→ **Data block**:
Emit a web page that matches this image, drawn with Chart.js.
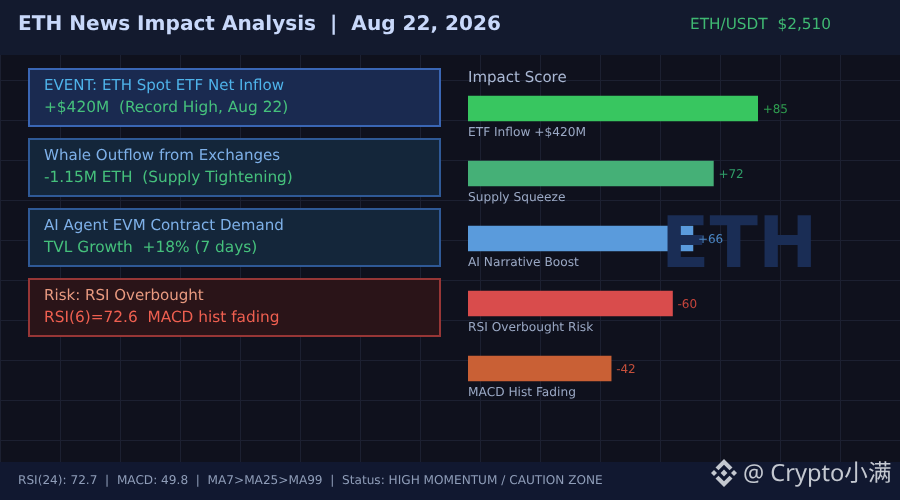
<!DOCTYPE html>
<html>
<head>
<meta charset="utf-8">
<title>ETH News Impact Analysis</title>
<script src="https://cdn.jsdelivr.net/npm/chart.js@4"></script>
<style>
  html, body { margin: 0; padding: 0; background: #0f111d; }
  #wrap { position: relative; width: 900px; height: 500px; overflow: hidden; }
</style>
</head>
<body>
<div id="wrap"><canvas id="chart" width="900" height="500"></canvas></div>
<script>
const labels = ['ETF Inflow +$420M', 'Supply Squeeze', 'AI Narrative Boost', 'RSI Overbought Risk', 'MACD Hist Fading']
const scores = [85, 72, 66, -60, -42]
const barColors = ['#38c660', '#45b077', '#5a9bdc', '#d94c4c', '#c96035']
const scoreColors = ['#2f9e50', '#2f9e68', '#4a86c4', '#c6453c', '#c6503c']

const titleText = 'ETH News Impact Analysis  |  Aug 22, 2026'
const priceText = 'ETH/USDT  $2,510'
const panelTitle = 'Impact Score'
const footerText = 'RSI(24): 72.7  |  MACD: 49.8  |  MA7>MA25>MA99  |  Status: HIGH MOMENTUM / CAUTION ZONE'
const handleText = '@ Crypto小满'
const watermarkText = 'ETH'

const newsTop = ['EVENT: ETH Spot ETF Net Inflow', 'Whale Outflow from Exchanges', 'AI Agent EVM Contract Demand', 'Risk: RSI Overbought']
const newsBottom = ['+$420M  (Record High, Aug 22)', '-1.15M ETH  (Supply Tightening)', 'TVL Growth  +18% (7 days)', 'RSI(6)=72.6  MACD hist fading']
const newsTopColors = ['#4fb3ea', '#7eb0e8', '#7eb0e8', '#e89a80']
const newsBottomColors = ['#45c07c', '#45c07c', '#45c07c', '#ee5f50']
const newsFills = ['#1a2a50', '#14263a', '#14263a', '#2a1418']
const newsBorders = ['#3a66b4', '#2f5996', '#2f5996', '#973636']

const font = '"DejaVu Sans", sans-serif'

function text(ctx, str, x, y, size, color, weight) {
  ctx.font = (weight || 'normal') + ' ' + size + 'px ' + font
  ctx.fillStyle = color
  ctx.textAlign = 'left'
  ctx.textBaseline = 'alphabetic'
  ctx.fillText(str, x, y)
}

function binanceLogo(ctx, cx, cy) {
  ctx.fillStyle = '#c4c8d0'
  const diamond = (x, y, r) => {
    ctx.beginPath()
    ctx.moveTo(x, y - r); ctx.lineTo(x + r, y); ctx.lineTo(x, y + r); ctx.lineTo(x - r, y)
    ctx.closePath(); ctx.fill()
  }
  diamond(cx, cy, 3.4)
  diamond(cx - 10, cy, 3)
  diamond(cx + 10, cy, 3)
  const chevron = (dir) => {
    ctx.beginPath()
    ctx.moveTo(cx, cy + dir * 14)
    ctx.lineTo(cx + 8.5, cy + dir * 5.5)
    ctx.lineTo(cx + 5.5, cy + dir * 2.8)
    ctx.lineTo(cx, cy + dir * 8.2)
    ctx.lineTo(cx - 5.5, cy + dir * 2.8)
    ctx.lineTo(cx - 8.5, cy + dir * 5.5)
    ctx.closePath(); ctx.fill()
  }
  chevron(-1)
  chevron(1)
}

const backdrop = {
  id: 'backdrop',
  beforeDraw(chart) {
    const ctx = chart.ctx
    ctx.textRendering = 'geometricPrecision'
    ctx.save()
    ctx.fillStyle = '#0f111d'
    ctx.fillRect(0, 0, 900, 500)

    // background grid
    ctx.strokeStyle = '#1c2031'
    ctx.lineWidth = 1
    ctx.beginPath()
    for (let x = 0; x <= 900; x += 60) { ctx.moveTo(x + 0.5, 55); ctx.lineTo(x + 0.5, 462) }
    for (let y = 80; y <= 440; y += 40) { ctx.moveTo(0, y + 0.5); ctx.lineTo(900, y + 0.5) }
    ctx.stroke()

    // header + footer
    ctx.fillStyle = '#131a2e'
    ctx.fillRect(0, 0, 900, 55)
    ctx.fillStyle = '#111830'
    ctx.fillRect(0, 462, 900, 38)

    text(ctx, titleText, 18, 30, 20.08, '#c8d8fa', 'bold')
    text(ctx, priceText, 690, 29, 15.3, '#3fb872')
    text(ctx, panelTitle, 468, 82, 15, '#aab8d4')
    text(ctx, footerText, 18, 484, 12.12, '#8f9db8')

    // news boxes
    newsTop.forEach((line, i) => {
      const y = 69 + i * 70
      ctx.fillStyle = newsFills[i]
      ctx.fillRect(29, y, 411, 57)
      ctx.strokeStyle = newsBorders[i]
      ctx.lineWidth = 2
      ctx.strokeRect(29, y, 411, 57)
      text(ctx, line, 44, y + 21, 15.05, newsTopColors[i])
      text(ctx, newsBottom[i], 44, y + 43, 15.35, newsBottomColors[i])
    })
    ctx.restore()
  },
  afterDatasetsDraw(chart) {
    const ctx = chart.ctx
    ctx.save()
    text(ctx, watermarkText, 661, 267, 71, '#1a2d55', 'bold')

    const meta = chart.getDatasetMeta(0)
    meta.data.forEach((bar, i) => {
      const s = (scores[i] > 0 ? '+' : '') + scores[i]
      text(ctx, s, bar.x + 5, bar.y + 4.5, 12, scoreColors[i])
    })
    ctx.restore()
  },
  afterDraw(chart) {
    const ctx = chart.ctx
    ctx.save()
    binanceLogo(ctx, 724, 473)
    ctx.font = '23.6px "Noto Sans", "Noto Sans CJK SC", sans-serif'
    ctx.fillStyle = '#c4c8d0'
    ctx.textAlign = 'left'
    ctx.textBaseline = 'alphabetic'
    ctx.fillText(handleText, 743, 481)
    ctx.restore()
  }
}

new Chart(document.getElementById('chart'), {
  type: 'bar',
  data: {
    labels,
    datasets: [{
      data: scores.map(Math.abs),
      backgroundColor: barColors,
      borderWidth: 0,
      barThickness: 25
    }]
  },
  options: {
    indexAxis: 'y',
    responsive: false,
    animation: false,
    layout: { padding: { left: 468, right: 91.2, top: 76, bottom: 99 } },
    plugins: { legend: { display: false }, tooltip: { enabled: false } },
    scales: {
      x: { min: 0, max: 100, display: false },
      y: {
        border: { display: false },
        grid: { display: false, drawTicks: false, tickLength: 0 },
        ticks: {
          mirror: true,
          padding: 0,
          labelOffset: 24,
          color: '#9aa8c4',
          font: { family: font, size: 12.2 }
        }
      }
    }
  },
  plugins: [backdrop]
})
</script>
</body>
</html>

→ **Short problem**: Repeat the material above word for word, please, apart from its images.

→ **Solution to the problem**:
Emit a web page that matches this image, drawn with Chart.js.
<!DOCTYPE html>
<html>
<head>
<meta charset="utf-8">
<title>ETH News Impact Analysis</title>
<script src="https://cdn.jsdelivr.net/npm/chart.js@4"></script>
<style>
  html, body { margin: 0; padding: 0; background: #0f111d; }
  #wrap { position: relative; width: 900px; height: 500px; overflow: hidden; }
</style>
</head>
<body>
<div id="wrap"><canvas id="chart" width="900" height="500"></canvas></div>
<script>
const labels = ['ETF Inflow +$420M', 'Supply Squeeze', 'AI Narrative Boost', 'RSI Overbought Risk', 'MACD Hist Fading']
const scores = [85, 72, 66, -60, -42]
const barColors = ['#38c660', '#45b077', '#5a9bdc', '#d94c4c', '#c96035']
const scoreColors = ['#2f9e50', '#2f9e68', '#4a86c4', '#c6453c', '#c6503c']

const titleText = 'ETH News Impact Analysis  |  Aug 22, 2026'
const priceText = 'ETH/USDT  $2,510'
const panelTitle = 'Impact Score'
const footerText = 'RSI(24): 72.7  |  MACD: 49.8  |  MA7>MA25>MA99  |  Status: HIGH MOMENTUM / CAUTION ZONE'
const handleText = '@ Crypto小满'
const watermarkText = 'ETH'

const newsTop = ['EVENT: ETH Spot ETF Net Inflow', 'Whale Outflow from Exchanges', 'AI Agent EVM Contract Demand', 'Risk: RSI Overbought']
const newsBottom = ['+$420M  (Record High, Aug 22)', '-1.15M ETH  (Supply Tightening)', 'TVL Growth  +18% (7 days)', 'RSI(6)=72.6  MACD hist fading']
const newsTopColors = ['#4fb3ea', '#7eb0e8', '#7eb0e8', '#e89a80']
const newsBottomColors = ['#45c07c', '#45c07c', '#45c07c', '#ee5f50']
const newsFills = ['#1a2a50', '#14263a', '#14263a', '#2a1418']
const newsBorders = ['#3a66b4', '#2f5996', '#2f5996', '#973636']

const font = '"DejaVu Sans", sans-serif'

function text(ctx, str, x, y, size, color, weight) {
  ctx.font = (weight || 'normal') + ' ' + size + 'px ' + font
  ctx.fillStyle = color
  ctx.textAlign = 'left'
  ctx.textBaseline = 'alphabetic'
  ctx.fillText(str, x, y)
}

function binanceLogo(ctx, cx, cy) {
  ctx.fillStyle = '#c4c8d0'
  const diamond = (x, y, r) => {
    ctx.beginPath()
    ctx.moveTo(x, y - r); ctx.lineTo(x + r, y); ctx.lineTo(x, y + r); ctx.lineTo(x - r, y)
    ctx.closePath(); ctx.fill()
  }
  diamond(cx, cy, 3.4)
  diamond(cx - 10, cy, 3)
  diamond(cx + 10, cy, 3)
  const chevron = (dir) => {
    ctx.beginPath()
    ctx.moveTo(cx, cy + dir * 14)
    ctx.lineTo(cx + 8.5, cy + dir * 5.5)
    ctx.lineTo(cx + 5.5, cy + dir * 2.8)
    ctx.lineTo(cx, cy + dir * 8.2)
    ctx.lineTo(cx - 5.5, cy + dir * 2.8)
    ctx.lineTo(cx - 8.5, cy + dir * 5.5)
    ctx.closePath(); ctx.fill()
  }
  chevron(-1)
  chevron(1)
}

const backdrop = {
  id: 'backdrop',
  beforeDraw(chart) {
    const ctx = chart.ctx
    ctx.textRendering = 'geometricPrecision'
    ctx.save()
    ctx.fillStyle = '#0f111d'
    ctx.fillRect(0, 0, 900, 500)

    // background grid
    ctx.strokeStyle = '#1c2031'
    ctx.lineWidth = 1
    ctx.beginPath()
    for (let x = 0; x <= 900; x += 60) { ctx.moveTo(x + 0.5, 55); ctx.lineTo(x + 0.5, 462) }
    for (let y = 80; y <= 440; y += 40) { ctx.moveTo(0, y + 0.5); ctx.lineTo(900, y + 0.5) }
    ctx.stroke()

    // header + footer
    ctx.fillStyle = '#131a2e'
    ctx.fillRect(0, 0, 900, 55)
    ctx.fillStyle = '#111830'
    ctx.fillRect(0, 462, 900, 38)

    text(ctx, titleText, 18, 30, 20.08, '#c8d8fa', 'bold')
    text(ctx, priceText, 690, 29, 15.3, '#3fb872')
    text(ctx, panelTitle, 468, 82, 15, '#aab8d4')
    text(ctx, footerText, 18, 484, 12.12, '#8f9db8')

    // news boxes
    newsTop.forEach((line, i) => {
      const y = 69 + i * 70
      ctx.fillStyle = newsFills[i]
      ctx.fillRect(29, y, 411, 57)
      ctx.strokeStyle = newsBorders[i]
      ctx.lineWidth = 2
      ctx.strokeRect(29, y, 411, 57)
      text(ctx, line, 44, y + 21, 15.05, newsTopColors[i])
      text(ctx, newsBottom[i], 44, y + 43, 15.35, newsBottomColors[i])
    })
    ctx.restore()
  },
  afterDatasetsDraw(chart) {
    const ctx = chart.ctx
    ctx.save()
    text(ctx, watermarkText, 661, 267, 71, '#1a2d55', 'bold')

    const meta = chart.getDatasetMeta(0)
    meta.data.forEach((bar, i) => {
      const s = (scores[i] > 0 ? '+' : '') + scores[i]
      text(ctx, s, bar.x + 5, bar.y + 4.5, 12, scoreColors[i])
    })
    ctx.restore()
  },
  afterDraw(chart) {
    const ctx = chart.ctx
    ctx.save()
    binanceLogo(ctx, 724, 473)
    ctx.font = '23.6px "Noto Sans", "Noto Sans CJK SC", sans-serif'
    ctx.fillStyle = '#c4c8d0'
    ctx.textAlign = 'left'
    ctx.textBaseline = 'alphabetic'
    ctx.fillText(handleText, 743, 481)
    ctx.restore()
  }
}

new Chart(document.getElementById('chart'), {
  type: 'bar',
  data: {
    labels,
    datasets: [{
      data: scores.map(Math.abs),
      backgroundColor: barColors,
      borderWidth: 0,
      barThickness: 25
    }]
  },
  options: {
    indexAxis: 'y',
    responsive: false,
    animation: false,
    layout: { padding: { left: 468, right: 91.2, top: 76, bottom: 99 } },
    plugins: { legend: { display: false }, tooltip: { enabled: false } },
    scales: {
      x: { min: 0, max: 100, display: false },
      y: {
        border: { display: false },
        grid: { display: false, drawTicks: false, tickLength: 0 },
        ticks: {
          mirror: true,
          padding: 0,
          labelOffset: 24,
          color: '#9aa8c4',
          font: { family: font, size: 12.2 }
        }
      }
    }
  },
  plugins: [backdrop]
})
</script>
</body>
</html>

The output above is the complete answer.